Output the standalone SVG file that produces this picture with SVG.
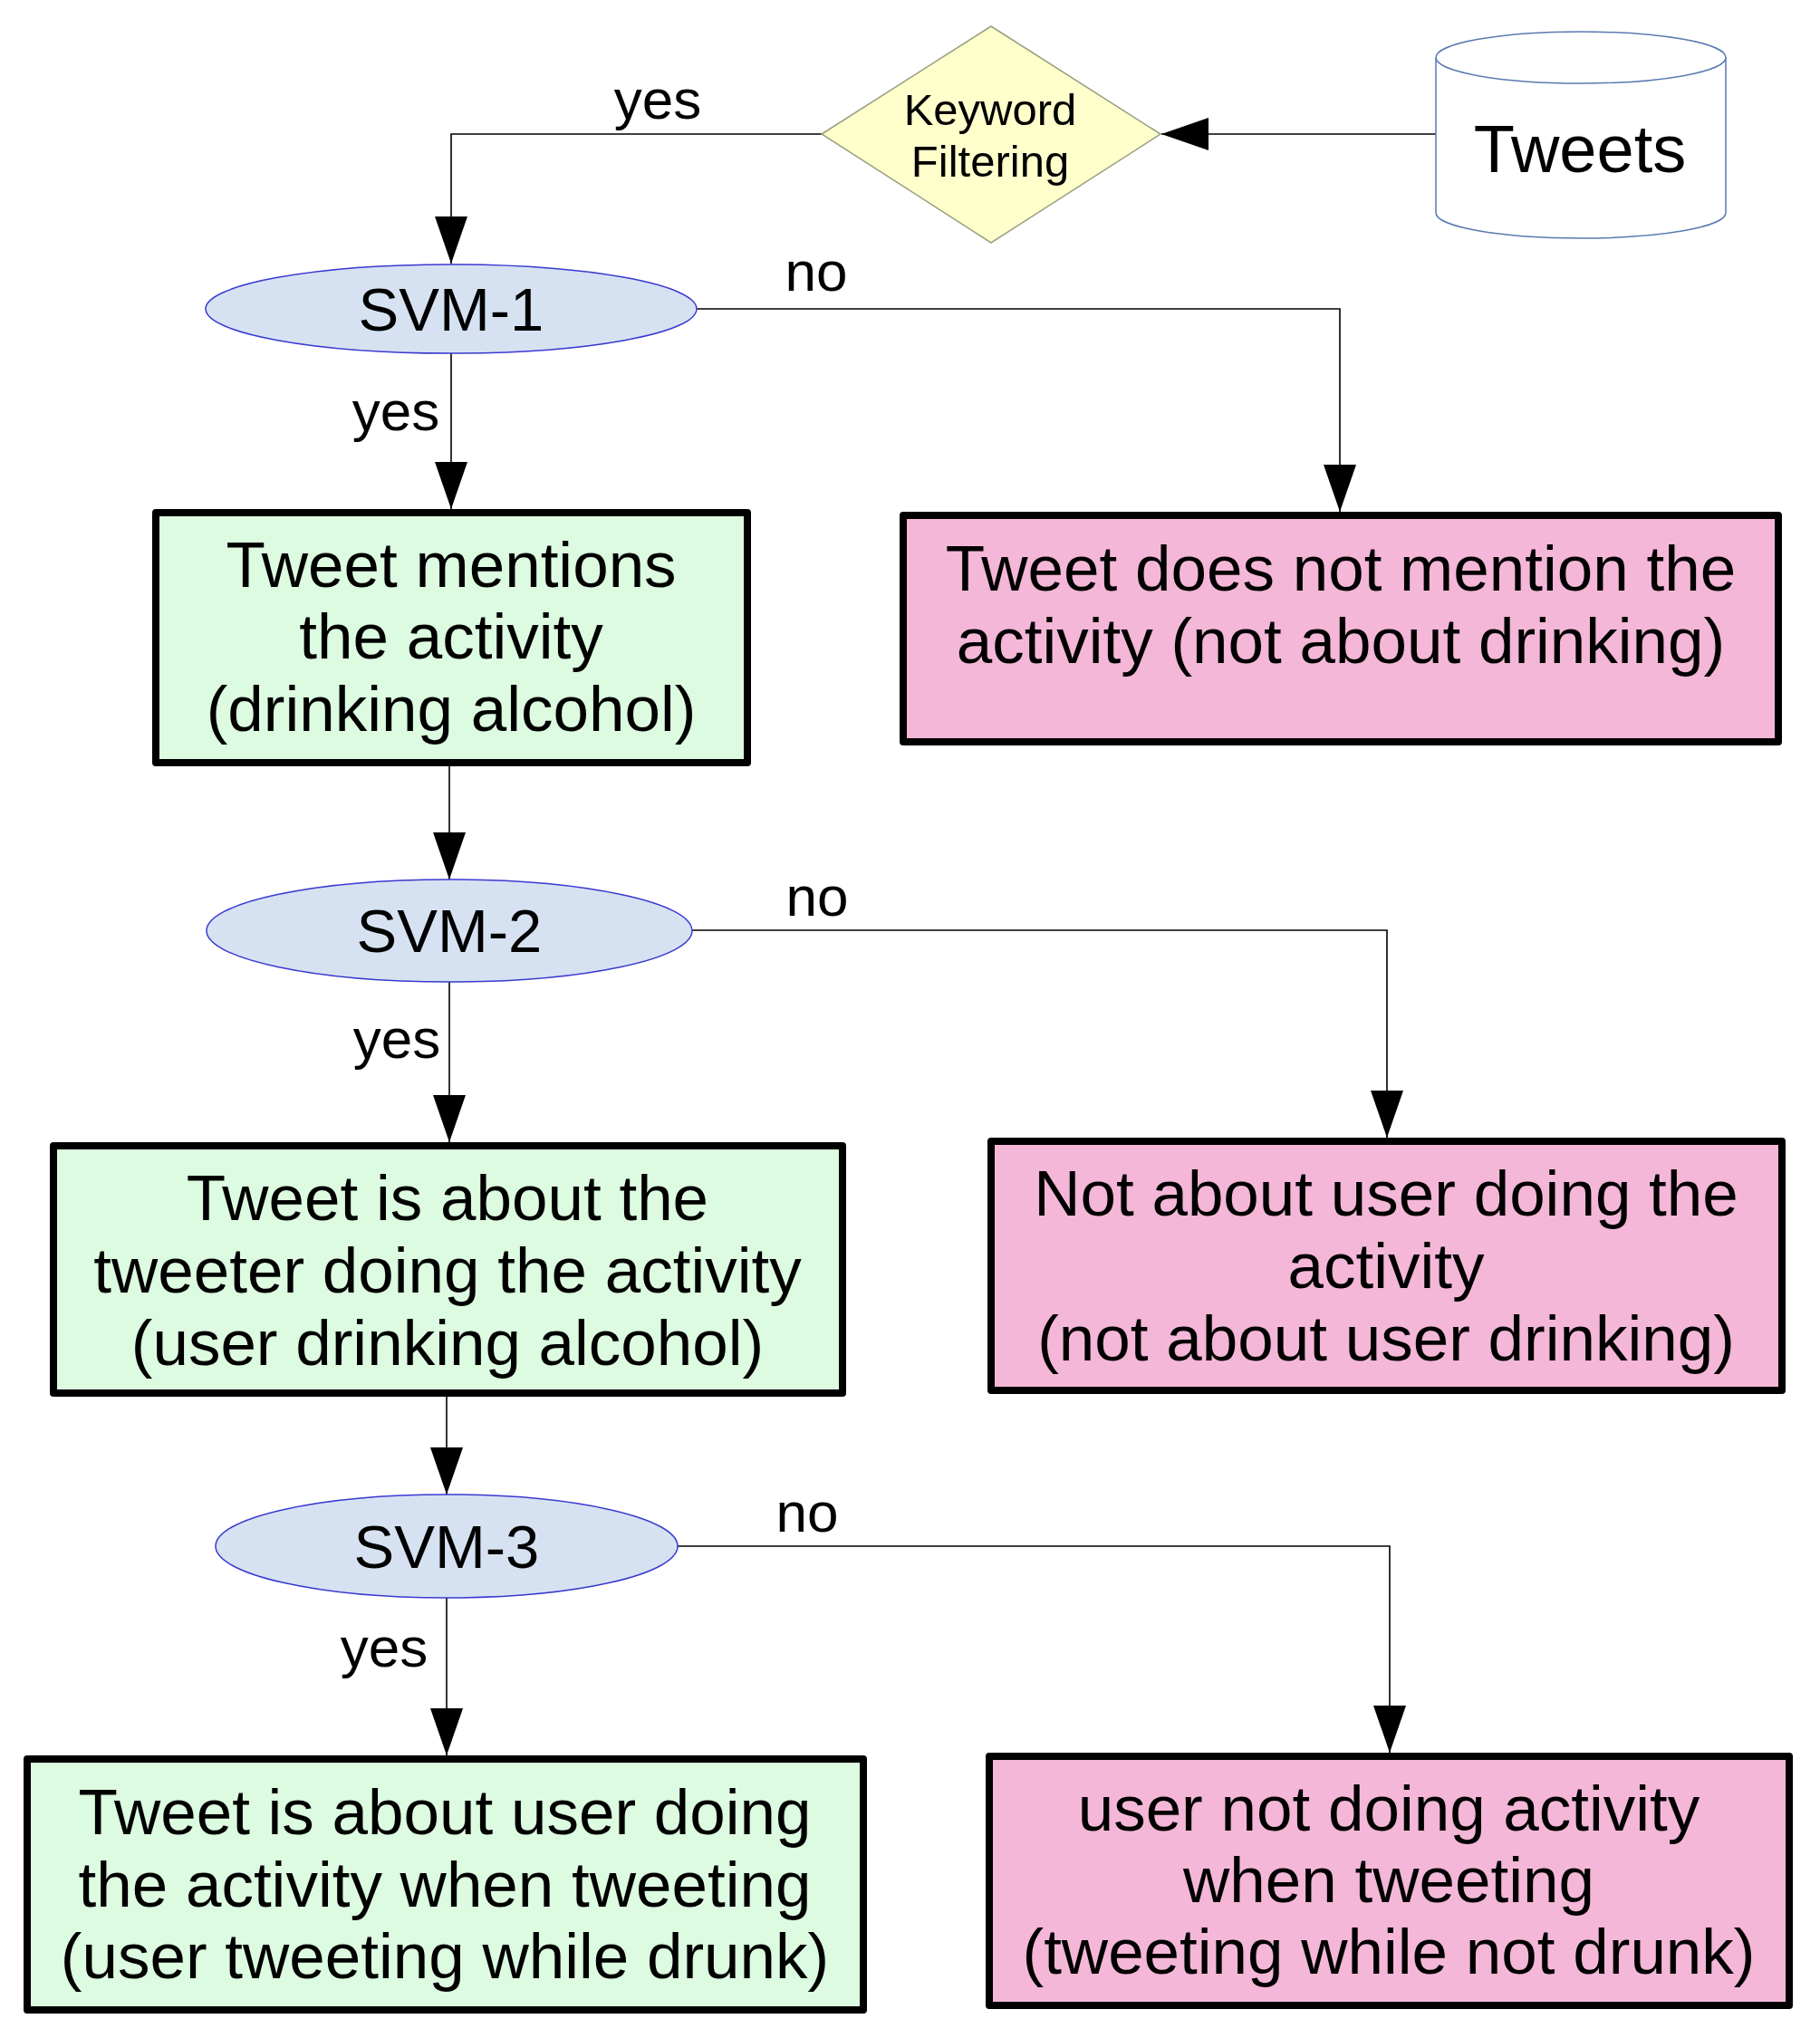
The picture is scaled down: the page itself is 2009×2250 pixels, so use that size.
<svg xmlns="http://www.w3.org/2000/svg" width="2009" height="2250" viewBox="0 0 2009 2250">
<style>
text{font-family:"Liberation Sans",Arial,sans-serif;fill:#000;text-anchor:middle}
.box{font-size:71px}
.svm{font-size:67px}
.lbl{font-size:62px}
.green{fill:#dcfbe0;stroke:#000;stroke-width:8;stroke-linejoin:round}
.pink{fill:#f4b7d7;stroke:#000;stroke-width:8;stroke-linejoin:round}
.ell{fill:#d6e2f2;stroke:#3a3ad0;stroke-width:1.5}
.conn{fill:none;stroke:#000;stroke-width:1.6;marker-end:url(#arr)}
</style>
<defs>
<marker id="arr" markerUnits="userSpaceOnUse" markerWidth="52" markerHeight="36" refX="52" refY="18" orient="auto">
<polygon points="0,0 52,18 0,36" fill="#000"/>
</marker>
</defs>
<rect width="2009" height="2250" fill="#fff"/>

<g id="connectors">
<path class="conn" d="M1585,148 H1282"/>
<path class="conn" d="M907,148 H498 V291"/>
<path class="conn" d="M769,341 H1479 V565"/>
<path class="conn" d="M498,390 V562"/>
<path class="conn" d="M496,846 V971"/>
<path class="conn" d="M764,1027 H1531 V1256"/>
<path class="conn" d="M496,1084 V1261"/>
<path class="conn" d="M493,1542 V1650"/>
<path class="conn" d="M748,1707 H1534 V1935"/>
<path class="conn" d="M493,1764 V1938"/>
<text class="lbl" x="726" y="131">yes</text>
<text class="lbl" x="901" y="321">no</text>
<text class="lbl" x="437" y="475">yes</text>
<text class="lbl" x="902" y="1011">no</text>
<text class="lbl" x="438" y="1168">yes</text>
<text class="lbl" x="891" y="1691">no</text>
<text class="lbl" x="424" y="1840">yes</text>
</g>

<g id="tweets">
<path d="M1585,63.5 A160,28.5 0 0 1 1905,63.5 V235 A160,28 0 0 1 1585,235 Z" fill="#fff" stroke="#5a7ab0" stroke-width="1.5"/>
<path d="M1585,63.5 A160,28.5 0 0 0 1905,63.5" fill="none" stroke="#5a7ab0" stroke-width="1.5"/>
<text x="1744" y="190" font-size="74">Tweets</text>
</g>

<g id="keyword">
<polygon points="907,148 1094,29 1281,148 1094,268" fill="#ffffcc" stroke="#9aa080" stroke-width="1.5"/>
<text x="1093" y="138" font-size="49">Keyword</text>
<text x="1093" y="195" font-size="49">Filtering</text>
</g>

<g id="svm1">
<ellipse class="ell" cx="498" cy="341" rx="271" ry="49"/>
<text class="svm" x="498" y="365">SVM-1</text>
</g>

<g id="mentions">
<rect class="green" x="172" y="566" width="653" height="276"/>
<text class="box" x="498" y="648">Tweet mentions</text>
<text class="box" x="498" y="727">the activity</text>
<text class="box" x="498" y="807">(drinking alcohol)</text>
</g>

<g id="notmention">
<rect class="pink" x="997" y="569" width="966" height="250"/>
<text class="box" x="1480" y="652">Tweet does not mention the</text>
<text class="box" x="1480" y="732">activity (not about drinking)</text>
</g>

<g id="svm2">
<ellipse class="ell" cx="496" cy="1027.5" rx="268" ry="56.5"/>
<text class="svm" x="496" y="1051">SVM-2</text>
</g>

<g id="aboutuser">
<rect class="green" x="59" y="1265" width="871" height="273"/>
<text class="box" x="494" y="1347">Tweet is about the</text>
<text class="box" x="494" y="1427">tweeter doing the activity</text>
<text class="box" x="494" y="1507">(user drinking alcohol)</text>
</g>

<g id="notaboutuser">
<rect class="pink" x="1094" y="1260" width="873" height="275"/>
<text class="box" x="1530" y="1342">Not about user doing the</text>
<text class="box" x="1530" y="1422">activity</text>
<text class="box" x="1530" y="1502">(not about user drinking)</text>
</g>

<g id="svm3">
<ellipse class="ell" cx="493" cy="1707" rx="255" ry="57"/>
<text class="svm" x="493" y="1731">SVM-3</text>
</g>

<g id="drunk">
<rect class="green" x="30" y="1942" width="923" height="277"/>
<text class="box" x="491" y="2025">Tweet is about user doing</text>
<text class="box" x="491" y="2105">the activity when tweeting</text>
<text class="box" x="491" y="2184">(user tweeting while drunk)</text>
</g>

<g id="notdrunk">
<rect class="pink" x="1092" y="1939" width="883" height="275"/>
<text class="box" x="1533" y="2021">user not doing activity</text>
<text class="box" x="1533" y="2100">when tweeting</text>
<text class="box" x="1533" y="2179">(tweeting while not drunk)</text>
</g>
</svg>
☆ ☆ ☆ ☆ ☆
◆ **What is being asked**
Return all of the data exactly as written, and drop the pictures.

◆ **Answer for the task**
Output the standalone SVG file that produces this picture with SVG.
The picture is scaled down: the page itself is 2009×2250 pixels, so use that size.
<svg xmlns="http://www.w3.org/2000/svg" width="2009" height="2250" viewBox="0 0 2009 2250">
<style>
text{font-family:"Liberation Sans",Arial,sans-serif;fill:#000;text-anchor:middle}
.box{font-size:71px}
.svm{font-size:67px}
.lbl{font-size:62px}
.green{fill:#dcfbe0;stroke:#000;stroke-width:8;stroke-linejoin:round}
.pink{fill:#f4b7d7;stroke:#000;stroke-width:8;stroke-linejoin:round}
.ell{fill:#d6e2f2;stroke:#3a3ad0;stroke-width:1.5}
.conn{fill:none;stroke:#000;stroke-width:1.6;marker-end:url(#arr)}
</style>
<defs>
<marker id="arr" markerUnits="userSpaceOnUse" markerWidth="52" markerHeight="36" refX="52" refY="18" orient="auto">
<polygon points="0,0 52,18 0,36" fill="#000"/>
</marker>
</defs>
<rect width="2009" height="2250" fill="#fff"/>

<g id="connectors">
<path class="conn" d="M1585,148 H1282"/>
<path class="conn" d="M907,148 H498 V291"/>
<path class="conn" d="M769,341 H1479 V565"/>
<path class="conn" d="M498,390 V562"/>
<path class="conn" d="M496,846 V971"/>
<path class="conn" d="M764,1027 H1531 V1256"/>
<path class="conn" d="M496,1084 V1261"/>
<path class="conn" d="M493,1542 V1650"/>
<path class="conn" d="M748,1707 H1534 V1935"/>
<path class="conn" d="M493,1764 V1938"/>
<text class="lbl" x="726" y="131">yes</text>
<text class="lbl" x="901" y="321">no</text>
<text class="lbl" x="437" y="475">yes</text>
<text class="lbl" x="902" y="1011">no</text>
<text class="lbl" x="438" y="1168">yes</text>
<text class="lbl" x="891" y="1691">no</text>
<text class="lbl" x="424" y="1840">yes</text>
</g>

<g id="tweets">
<path d="M1585,63.5 A160,28.5 0 0 1 1905,63.5 V235 A160,28 0 0 1 1585,235 Z" fill="#fff" stroke="#5a7ab0" stroke-width="1.5"/>
<path d="M1585,63.5 A160,28.5 0 0 0 1905,63.5" fill="none" stroke="#5a7ab0" stroke-width="1.5"/>
<text x="1744" y="190" font-size="74">Tweets</text>
</g>

<g id="keyword">
<polygon points="907,148 1094,29 1281,148 1094,268" fill="#ffffcc" stroke="#9aa080" stroke-width="1.5"/>
<text x="1093" y="138" font-size="49">Keyword</text>
<text x="1093" y="195" font-size="49">Filtering</text>
</g>

<g id="svm1">
<ellipse class="ell" cx="498" cy="341" rx="271" ry="49"/>
<text class="svm" x="498" y="365">SVM-1</text>
</g>

<g id="mentions">
<rect class="green" x="172" y="566" width="653" height="276"/>
<text class="box" x="498" y="648">Tweet mentions</text>
<text class="box" x="498" y="727">the activity</text>
<text class="box" x="498" y="807">(drinking alcohol)</text>
</g>

<g id="notmention">
<rect class="pink" x="997" y="569" width="966" height="250"/>
<text class="box" x="1480" y="652">Tweet does not mention the</text>
<text class="box" x="1480" y="732">activity (not about drinking)</text>
</g>

<g id="svm2">
<ellipse class="ell" cx="496" cy="1027.5" rx="268" ry="56.5"/>
<text class="svm" x="496" y="1051">SVM-2</text>
</g>

<g id="aboutuser">
<rect class="green" x="59" y="1265" width="871" height="273"/>
<text class="box" x="494" y="1347">Tweet is about the</text>
<text class="box" x="494" y="1427">tweeter doing the activity</text>
<text class="box" x="494" y="1507">(user drinking alcohol)</text>
</g>

<g id="notaboutuser">
<rect class="pink" x="1094" y="1260" width="873" height="275"/>
<text class="box" x="1530" y="1342">Not about user doing the</text>
<text class="box" x="1530" y="1422">activity</text>
<text class="box" x="1530" y="1502">(not about user drinking)</text>
</g>

<g id="svm3">
<ellipse class="ell" cx="493" cy="1707" rx="255" ry="57"/>
<text class="svm" x="493" y="1731">SVM-3</text>
</g>

<g id="drunk">
<rect class="green" x="30" y="1942" width="923" height="277"/>
<text class="box" x="491" y="2025">Tweet is about user doing</text>
<text class="box" x="491" y="2105">the activity when tweeting</text>
<text class="box" x="491" y="2184">(user tweeting while drunk)</text>
</g>

<g id="notdrunk">
<rect class="pink" x="1092" y="1939" width="883" height="275"/>
<text class="box" x="1533" y="2021">user not doing activity</text>
<text class="box" x="1533" y="2100">when tweeting</text>
<text class="box" x="1533" y="2179">(tweeting while not drunk)</text>
</g>
</svg>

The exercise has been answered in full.